#### [WORK TO BE COMPLETED]
Only the lines from the start of the data to the line containing "sample_step = '10min'", both included, should be output, exactly and without pictures.
# # #
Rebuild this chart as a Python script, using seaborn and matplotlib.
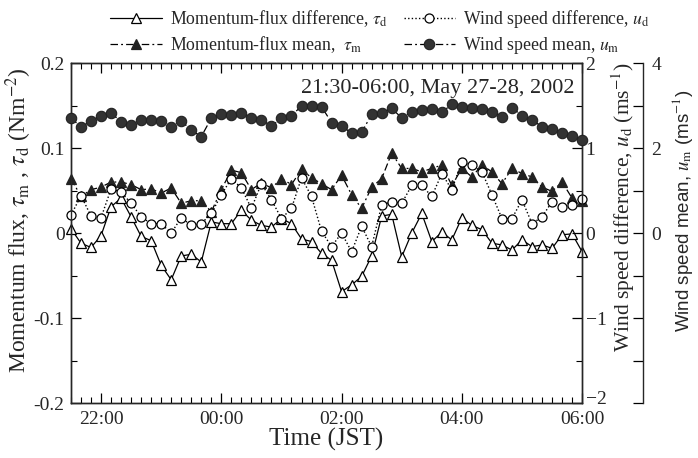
#!/usr/bin/env python3
# -*- coding: utf-8 -*-
"""
Momentum flux and wind speed (difference and mean), 21:30-06:00, May 27-28, 2002.
Saves out.png.
"""
import matplotlib
matplotlib.use('Agg')
import pandas as pd
import matplotlib.pyplot as plt
import matplotlib.dates as mdates
import matplotlib.transforms as mtransforms
from matplotlib.ticker import MultipleLocator, FixedLocator, FixedFormatter
import seaborn as sns

# 10-minute samples from 21:30 (May 27) to 06:00 (May 28)
start_time = '2002-05-27 21:30'
sample_step = '10min'

# momentum-flux difference, tau_d (N m-2)
tau_d = [0.005, -0.012, -0.017, -0.003, 0.031, 0.041, 0.019, -0.004, -0.009, -0.038,
         -0.055, -0.027, -0.025, -0.034, 0.013, 0.011, 0.011, 0.027, 0.015, 0.009,
         0.007, 0.017, 0.011, -0.007, -0.010, -0.024, -0.032, -0.069, -0.061, -0.051,
         -0.027, 0.020, 0.022, -0.028, 0.000, 0.023, -0.010, 0.001, -0.008, 0.018,
         0.009, 0.004, -0.012, -0.014, -0.020, -0.008, -0.016, -0.014, -0.018, -0.002,
         -0.001, -0.022]

# momentum-flux mean, tau_m (N m-2)
tau_m = [0.064, 0.043, 0.051, 0.054, 0.060, 0.060, 0.057, 0.051, 0.052, 0.047,
         0.053, 0.035, 0.038, 0.038, 0.025, 0.051, 0.074, 0.071, 0.051, 0.059,
         0.053, 0.064, 0.057, 0.075, 0.065, 0.058, 0.051, 0.068, 0.045, 0.029,
         0.054, 0.064, 0.094, 0.076, 0.076, 0.072, 0.076, 0.080, 0.056, 0.076,
         0.066, 0.080, 0.072, 0.058, 0.076, 0.070, 0.066, 0.054, 0.049, 0.060,
         0.041, 0.038]

# wind speed difference, u_d (m s-1)
u_d = [0.21, 0.44, 0.20, 0.18, 0.52, 0.48, 0.35, 0.19, 0.11, 0.11,
       0.00, 0.18, 0.09, 0.11, 0.23, 0.45, 0.64, 0.53, 0.29, 0.58,
       0.39, 0.17, 0.29, 0.65, 0.43, 0.02, -0.16, 0.00, -0.22, 0.08,
       -0.16, 0.33, 0.37, 0.35, 0.56, 0.56, 0.43, 0.70, 0.51, 0.84,
       0.80, 0.72, 0.45, 0.17, 0.17, 0.39, 0.11, 0.19, 0.37, 0.31,
       0.33, 0.40]

# wind speed mean, u_m (m s-1)
u_m = [2.71, 2.49, 2.64, 2.76, 2.82, 2.62, 2.54, 2.66, 2.66, 2.64,
       2.50, 2.64, 2.42, 2.27, 2.70, 2.79, 2.78, 2.82, 2.70, 2.66,
       2.52, 2.70, 2.76, 2.99, 2.99, 2.97, 2.60, 2.52, 2.35, 2.37,
       2.79, 2.82, 2.93, 2.71, 2.85, 2.89, 2.92, 2.84, 3.03, 2.97,
       2.95, 2.92, 2.84, 2.74, 2.95, 2.76, 2.66, 2.50, 2.45, 2.35,
       2.29, 2.19]

times = pd.date_range(start_time, periods=len(tau_d), freq=sample_step)

sns.set_theme(style='ticks')
plt.rcParams['font.family'] = ['Liberation Serif', 'DejaVu Serif']
plt.rcParams['mathtext.fontset'] = 'stix'
plt.rcParams['axes.linewidth'] = 1.0

fig, ax = plt.subplots(figsize=(6.98, 4.58), dpi=100)
fig.subplots_adjust(left=0.1017, right=0.834, top=0.8624, bottom=0.120)
ax2 = ax.twinx()
ax3 = ax.twinx()

dashdot = (0, (6, 2.5, 1.5, 2.5))
dotted = (0, (1, 1.6))

sns.lineplot(x=times, y=tau_d, ax=ax, color='black', linewidth=0.9,
             marker='^', markersize=6.5, markerfacecolor='white',
             markeredgecolor='black', markeredgewidth=0.9, clip_on=False)
l_td = ax.lines[-1]
sns.lineplot(x=times, y=tau_m, ax=ax, color='black', linewidth=0.9, linestyle=dashdot,
             marker='^', markersize=6.5, markerfacecolor='#222222',
             markeredgecolor='#222222', markeredgewidth=0.9, clip_on=False)
l_tm = ax.lines[-1]
sns.lineplot(x=times, y=u_d, ax=ax2, color='black', linewidth=1.0, linestyle=dotted,
             marker='o', markersize=6.5, markerfacecolor='white',
             markeredgecolor='black', markeredgewidth=0.9, clip_on=False)
l_ud = ax2.lines[-1]
sns.lineplot(x=times, y=u_m, ax=ax3, color='black', linewidth=0.9, linestyle=dashdot,
             marker='o', markersize=7.5, markerfacecolor='#333333',
             markeredgecolor='#222222', markeredgewidth=0.8, clip_on=False)
l_um = ax3.lines[-1]

# x axis
ax.set_xlim(times[0], times[-1])
ax.xaxis.set_major_locator(mdates.HourLocator(byhour=[22, 0, 2, 4, 6]))
ax.xaxis.set_major_formatter(mdates.DateFormatter('%H:%M'))
ax.xaxis.set_minor_locator(mdates.MinuteLocator(byminute=[0, 10, 20, 30, 40, 50]))
ax.set_xlabel('Time (JST)', fontsize=18, labelpad=0)

# left axis: momentum flux
ax.set_ylim(-0.2, 0.2)
ax.yaxis.set_major_locator(FixedLocator([-0.2, -0.1, 0, 0.1, 0.2]))
ax.yaxis.set_major_formatter(FixedFormatter(['-0.2', '-0.1', '0', '0.1', '0.2']))
ax.yaxis.set_minor_locator(MultipleLocator(0.05))
ax.set_ylabel(r'Momentum flux, $\tau_{\rm m}$ , $\tau_{\rm d}$ (Nm$^{-2}$)', fontsize=17)
ax.yaxis.set_label_coords(-0.072, 0.538)
ax.tick_params(which='both', direction='in', top=True, right=False,
               labelsize=14, color='black')
ax.tick_params(axis='y', pad=4.5)
ax.tick_params(axis='x', pad=6)
ax.tick_params(which='major', length=7, width=0.9)
ax.tick_params(which='minor', length=4, width=0.8)

# first right axis: wind speed difference
ax2.set_ylim(-2, 2)
ax2.yaxis.set_major_locator(FixedLocator([-2, -1, 0, 1, 2]))
ax2.yaxis.set_minor_locator(MultipleLocator(0.5))
ax2.tick_params(which='both', direction='in', labelsize=14, color='black', pad=2.5)
ax2.tick_params(which='major', length=7, width=0.9)
ax2.tick_params(which='minor', length=4, width=0.8)
ax2.set_ylabel(r'Wind speed difference, $u_{\rm d}$ (ms$^{-1}$)', fontsize=15.5)
ax2.yaxis.set_label_coords(1.053, 0.575)
# lift the "-2" label a little so it clears the "06:00" time label
low_label = ax2.yaxis.get_major_ticks()[0].label2
low_label.set_transform(low_label.get_transform() +
                        mtransforms.ScaledTranslation(0, 4 / 72, fig.dpi_scale_trans))

# second right axis: wind speed mean
ax3.set_ylim(-4, 4)
ax3.spines['right'].set_position(('axes', 1.119))
ax3.spines['right'].set_bounds(-4, 4)
for side in ['left', 'top', 'bottom']:
    ax3.spines[side].set_visible(False)
ax3.yaxis.set_major_locator(FixedLocator([-4, -3, -2, -1, 0, 1, 2, 3, 4]))
ax3.yaxis.set_major_formatter(FixedFormatter(['', '', '', '', '0', '', '2', '', '4']))
ax3.tick_params(which='major', direction='in', length=7, width=0.9,
                labelsize=14, color='black', pad=6)
ax3.set_ylabel(r'Wind speed mean, $u_{\rm m}$ (ms$^{-1}$)', fontsize=13.5,
               family=['Liberation Sans', 'DejaVu Sans'])
ax3.yaxis.set_label_coords(1.172, 0.565)

for a in (ax, ax2, ax3):
    a.grid(False)
ax2.set_xlabel('')
ax3.set_xlabel('')

ax.text(0.986, 0.926, '21:30-06:00, May 27-28, 2002', transform=ax.transAxes,
        ha='right', va='center', fontsize=16)

handles = [l_td, l_tm, l_ud, l_um]
labels = [r'Momentum-flux difference, $\tau_{\rm d}$',
          r'Momentum-flux mean,  $\tau_{\rm m}$',
          r'Wind speed difference, $u_{\rm d}$',
          r'Wind speed mean, $u_{\rm m}$']
fig.legend(handles, labels, ncol=2, loc='upper left',
           bbox_to_anchor=(0.14, 1.01), frameon=False, fontsize=12.8,
           handlelength=2.9, handletextpad=0.45, columnspacing=0.9,
           labelspacing=0.3, borderpad=0.2, numpoints=1)

fig.savefig('out.png', dpi=100)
# # #
#### [THE ANSWER]
Rebuild this chart as a Python script, using seaborn and matplotlib.
#!/usr/bin/env python3
# -*- coding: utf-8 -*-
"""
Momentum flux and wind speed (difference and mean), 21:30-06:00, May 27-28, 2002.
Saves out.png.
"""
import matplotlib
matplotlib.use('Agg')
import pandas as pd
import matplotlib.pyplot as plt
import matplotlib.dates as mdates
import matplotlib.transforms as mtransforms
from matplotlib.ticker import MultipleLocator, FixedLocator, FixedFormatter
import seaborn as sns

# 10-minute samples from 21:30 (May 27) to 06:00 (May 28)
start_time = '2002-05-27 21:30'
sample_step = '10min'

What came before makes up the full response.